* **Request**: Starting at the line that contains "Rebuild this diagram" and stopping after the line that contains "(title) at (599,27)", copy the lines exactly. Pictures are left out.

-- Start Excerpted data --

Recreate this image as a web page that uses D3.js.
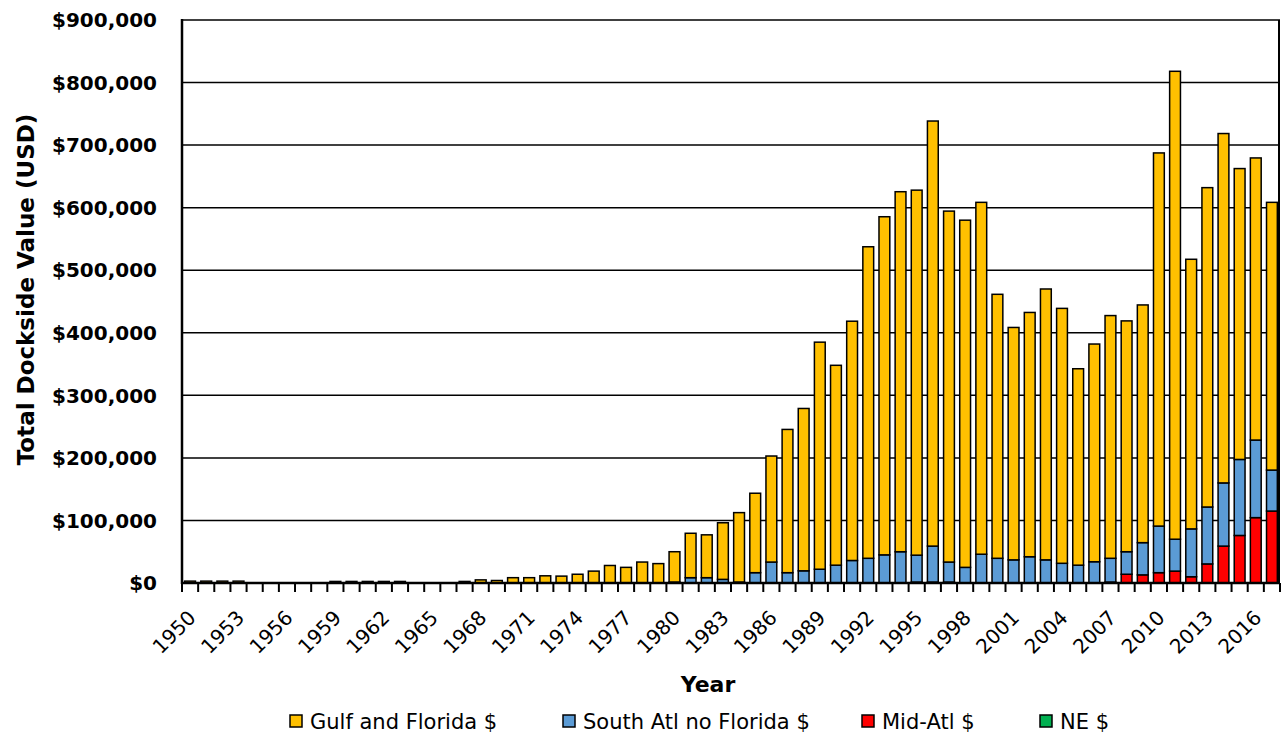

-- End Excerpted data --
-- Start Excerpted data --

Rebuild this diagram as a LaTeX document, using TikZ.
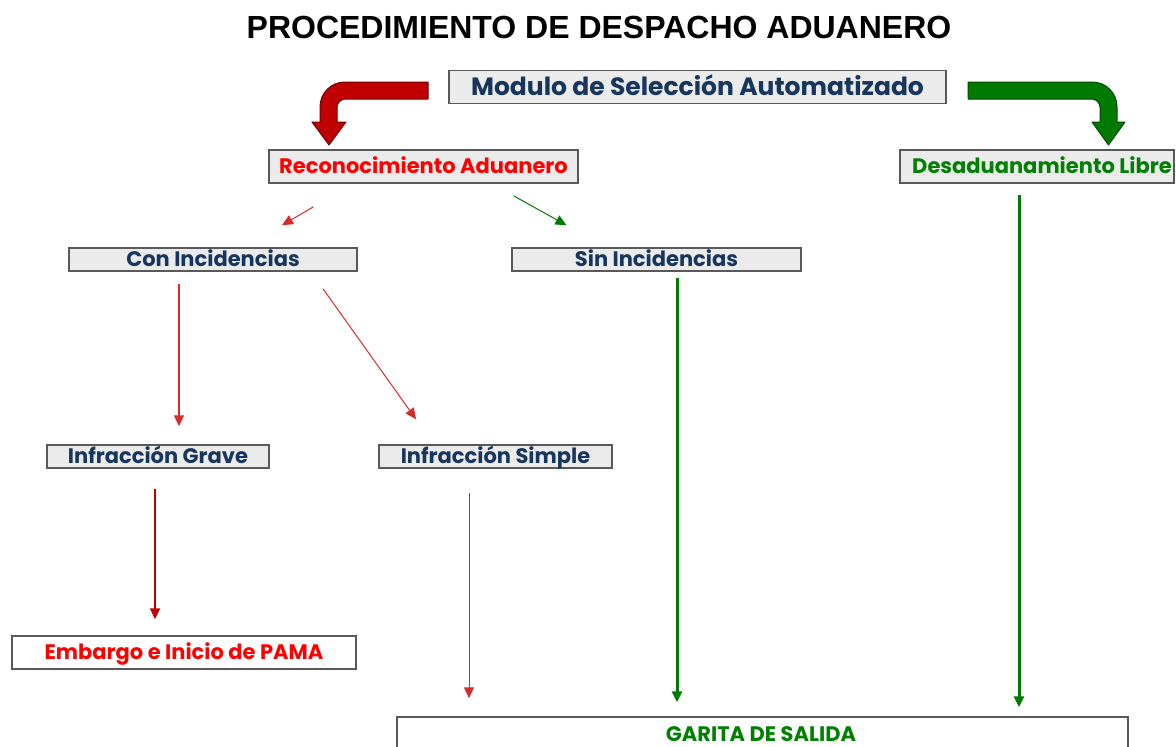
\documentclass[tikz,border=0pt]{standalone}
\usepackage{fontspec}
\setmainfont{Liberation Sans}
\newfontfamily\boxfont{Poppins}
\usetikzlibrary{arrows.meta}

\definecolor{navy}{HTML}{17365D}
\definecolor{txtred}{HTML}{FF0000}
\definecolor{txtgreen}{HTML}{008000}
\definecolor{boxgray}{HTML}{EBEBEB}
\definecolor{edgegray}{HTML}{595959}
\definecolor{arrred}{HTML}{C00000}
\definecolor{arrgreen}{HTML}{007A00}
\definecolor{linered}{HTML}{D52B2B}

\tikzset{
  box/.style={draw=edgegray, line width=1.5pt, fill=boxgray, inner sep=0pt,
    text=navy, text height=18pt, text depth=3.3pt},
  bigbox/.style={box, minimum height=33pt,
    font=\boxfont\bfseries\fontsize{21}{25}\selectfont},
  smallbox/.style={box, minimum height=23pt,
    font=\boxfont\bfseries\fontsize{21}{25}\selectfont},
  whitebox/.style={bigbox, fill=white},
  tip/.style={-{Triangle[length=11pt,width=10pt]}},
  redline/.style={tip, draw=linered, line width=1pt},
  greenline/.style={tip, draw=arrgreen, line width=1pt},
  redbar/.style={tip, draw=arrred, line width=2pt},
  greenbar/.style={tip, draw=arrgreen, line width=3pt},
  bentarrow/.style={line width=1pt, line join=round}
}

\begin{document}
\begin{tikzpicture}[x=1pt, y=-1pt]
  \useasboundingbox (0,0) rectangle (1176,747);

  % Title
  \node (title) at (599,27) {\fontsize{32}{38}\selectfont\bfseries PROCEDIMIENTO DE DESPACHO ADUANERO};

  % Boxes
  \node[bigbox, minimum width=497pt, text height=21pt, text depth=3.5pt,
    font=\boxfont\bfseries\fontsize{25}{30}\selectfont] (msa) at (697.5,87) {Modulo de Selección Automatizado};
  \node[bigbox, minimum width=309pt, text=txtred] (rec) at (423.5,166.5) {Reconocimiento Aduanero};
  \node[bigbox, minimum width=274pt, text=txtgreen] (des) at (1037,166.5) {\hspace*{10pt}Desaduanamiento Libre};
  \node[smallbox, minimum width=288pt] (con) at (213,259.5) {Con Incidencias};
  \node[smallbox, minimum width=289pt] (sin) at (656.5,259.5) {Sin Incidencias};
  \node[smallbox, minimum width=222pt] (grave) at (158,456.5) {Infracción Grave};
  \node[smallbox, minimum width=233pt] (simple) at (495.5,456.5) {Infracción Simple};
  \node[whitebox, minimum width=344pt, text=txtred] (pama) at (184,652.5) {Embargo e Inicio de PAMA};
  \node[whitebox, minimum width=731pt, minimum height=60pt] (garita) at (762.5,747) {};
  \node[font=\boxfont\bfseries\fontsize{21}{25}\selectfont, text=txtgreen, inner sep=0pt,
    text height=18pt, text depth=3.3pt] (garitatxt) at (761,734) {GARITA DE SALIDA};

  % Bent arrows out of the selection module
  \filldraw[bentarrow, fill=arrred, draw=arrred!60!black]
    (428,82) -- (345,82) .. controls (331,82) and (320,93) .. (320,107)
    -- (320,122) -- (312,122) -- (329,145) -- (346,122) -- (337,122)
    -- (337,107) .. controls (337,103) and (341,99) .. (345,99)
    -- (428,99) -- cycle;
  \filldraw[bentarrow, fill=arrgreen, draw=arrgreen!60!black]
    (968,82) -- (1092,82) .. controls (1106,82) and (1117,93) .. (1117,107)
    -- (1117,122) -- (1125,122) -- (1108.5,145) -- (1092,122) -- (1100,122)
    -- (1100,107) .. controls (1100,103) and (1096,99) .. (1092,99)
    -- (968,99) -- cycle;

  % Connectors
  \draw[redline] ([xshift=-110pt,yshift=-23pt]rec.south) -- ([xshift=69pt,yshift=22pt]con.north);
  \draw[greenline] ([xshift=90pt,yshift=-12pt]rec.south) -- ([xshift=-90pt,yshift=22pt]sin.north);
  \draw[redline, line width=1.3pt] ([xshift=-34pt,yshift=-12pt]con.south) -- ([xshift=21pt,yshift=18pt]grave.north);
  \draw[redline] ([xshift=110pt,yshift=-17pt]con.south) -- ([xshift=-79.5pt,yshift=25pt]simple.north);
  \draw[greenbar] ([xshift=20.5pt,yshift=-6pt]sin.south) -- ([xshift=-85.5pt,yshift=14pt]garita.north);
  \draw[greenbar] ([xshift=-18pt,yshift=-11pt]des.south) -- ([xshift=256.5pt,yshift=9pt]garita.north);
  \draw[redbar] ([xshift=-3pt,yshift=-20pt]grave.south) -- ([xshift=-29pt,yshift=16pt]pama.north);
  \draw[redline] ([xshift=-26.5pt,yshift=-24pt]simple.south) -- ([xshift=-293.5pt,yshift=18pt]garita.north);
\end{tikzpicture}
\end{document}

-- End Excerpted data --

* **Full response**:
Rebuild this diagram as a LaTeX document, using TikZ.
\documentclass[tikz,border=0pt]{standalone}
\usepackage{fontspec}
\setmainfont{Liberation Sans}
\newfontfamily\boxfont{Poppins}
\usetikzlibrary{arrows.meta}

\definecolor{navy}{HTML}{17365D}
\definecolor{txtred}{HTML}{FF0000}
\definecolor{txtgreen}{HTML}{008000}
\definecolor{boxgray}{HTML}{EBEBEB}
\definecolor{edgegray}{HTML}{595959}
\definecolor{arrred}{HTML}{C00000}
\definecolor{arrgreen}{HTML}{007A00}
\definecolor{linered}{HTML}{D52B2B}

\tikzset{
  box/.style={draw=edgegray, line width=1.5pt, fill=boxgray, inner sep=0pt,
    text=navy, text height=18pt, text depth=3.3pt},
  bigbox/.style={box, minimum height=33pt,
    font=\boxfont\bfseries\fontsize{21}{25}\selectfont},
  smallbox/.style={box, minimum height=23pt,
    font=\boxfont\bfseries\fontsize{21}{25}\selectfont},
  whitebox/.style={bigbox, fill=white},
  tip/.style={-{Triangle[length=11pt,width=10pt]}},
  redline/.style={tip, draw=linered, line width=1pt},
  greenline/.style={tip, draw=arrgreen, line width=1pt},
  redbar/.style={tip, draw=arrred, line width=2pt},
  greenbar/.style={tip, draw=arrgreen, line width=3pt},
  bentarrow/.style={line width=1pt, line join=round}
}

\begin{document}
\begin{tikzpicture}[x=1pt, y=-1pt]
  \useasboundingbox (0,0) rectangle (1176,747);

  % Title
  \node (title) at (599,27) {\fontsize{32}{38}\selectfont\bfseries PROCEDIMIENTO DE DESPACHO ADUANERO};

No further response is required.